* Task description *
Your task is to locate every line holding the string "document" and to copy each of them.

* Data segment *

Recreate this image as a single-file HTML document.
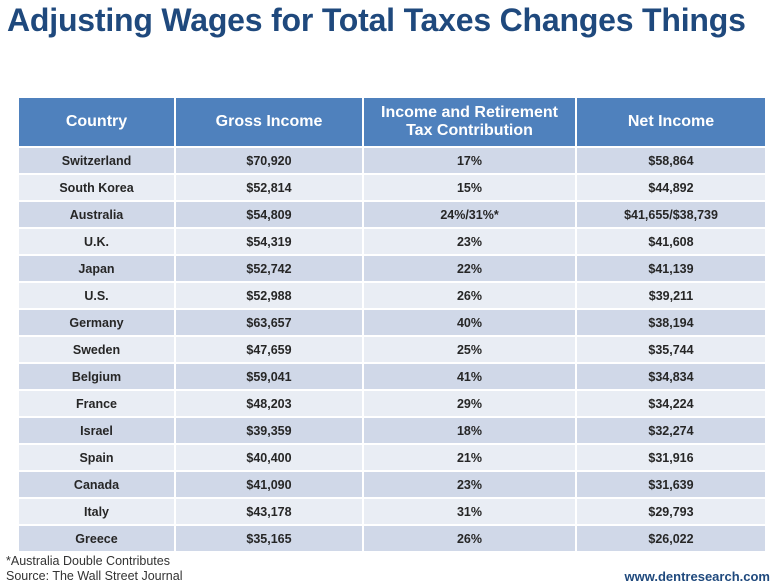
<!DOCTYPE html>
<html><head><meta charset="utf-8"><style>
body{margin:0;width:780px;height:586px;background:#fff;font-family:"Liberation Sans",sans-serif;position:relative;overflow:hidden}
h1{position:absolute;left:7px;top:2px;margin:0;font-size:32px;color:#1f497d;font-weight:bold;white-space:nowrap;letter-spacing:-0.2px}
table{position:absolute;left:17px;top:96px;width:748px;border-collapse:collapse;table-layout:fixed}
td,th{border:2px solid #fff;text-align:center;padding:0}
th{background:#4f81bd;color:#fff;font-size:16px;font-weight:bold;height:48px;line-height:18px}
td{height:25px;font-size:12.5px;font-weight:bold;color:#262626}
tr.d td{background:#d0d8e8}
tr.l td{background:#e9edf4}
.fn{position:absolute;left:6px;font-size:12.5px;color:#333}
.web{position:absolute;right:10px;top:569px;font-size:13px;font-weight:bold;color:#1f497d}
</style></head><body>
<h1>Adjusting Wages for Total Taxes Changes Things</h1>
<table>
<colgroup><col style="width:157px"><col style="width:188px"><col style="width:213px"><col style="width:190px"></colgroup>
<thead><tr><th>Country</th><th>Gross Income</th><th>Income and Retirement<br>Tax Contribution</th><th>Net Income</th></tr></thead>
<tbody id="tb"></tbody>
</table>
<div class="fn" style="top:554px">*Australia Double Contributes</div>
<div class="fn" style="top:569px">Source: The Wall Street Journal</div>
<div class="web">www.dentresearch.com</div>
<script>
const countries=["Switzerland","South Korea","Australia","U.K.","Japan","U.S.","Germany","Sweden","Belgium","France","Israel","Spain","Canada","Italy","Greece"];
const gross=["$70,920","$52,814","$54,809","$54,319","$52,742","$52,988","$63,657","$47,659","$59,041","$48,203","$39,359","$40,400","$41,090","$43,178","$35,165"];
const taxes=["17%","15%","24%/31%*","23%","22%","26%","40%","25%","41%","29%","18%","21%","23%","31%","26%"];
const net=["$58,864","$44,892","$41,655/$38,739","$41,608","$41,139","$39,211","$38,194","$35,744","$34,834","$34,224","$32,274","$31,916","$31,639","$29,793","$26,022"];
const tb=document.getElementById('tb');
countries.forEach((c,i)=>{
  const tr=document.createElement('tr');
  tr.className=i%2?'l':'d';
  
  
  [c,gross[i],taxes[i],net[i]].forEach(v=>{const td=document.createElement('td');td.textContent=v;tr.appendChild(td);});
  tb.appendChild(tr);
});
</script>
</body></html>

* Correct response *
Recreate this image as a single-file HTML document.
const tb=document.getElementById('tb');
  const tr=document.createElement('tr');
  [c,gross[i],taxes[i],net[i]].forEach(v=>{const td=document.createElement('td');td.textContent=v;tr.appendChild(td);});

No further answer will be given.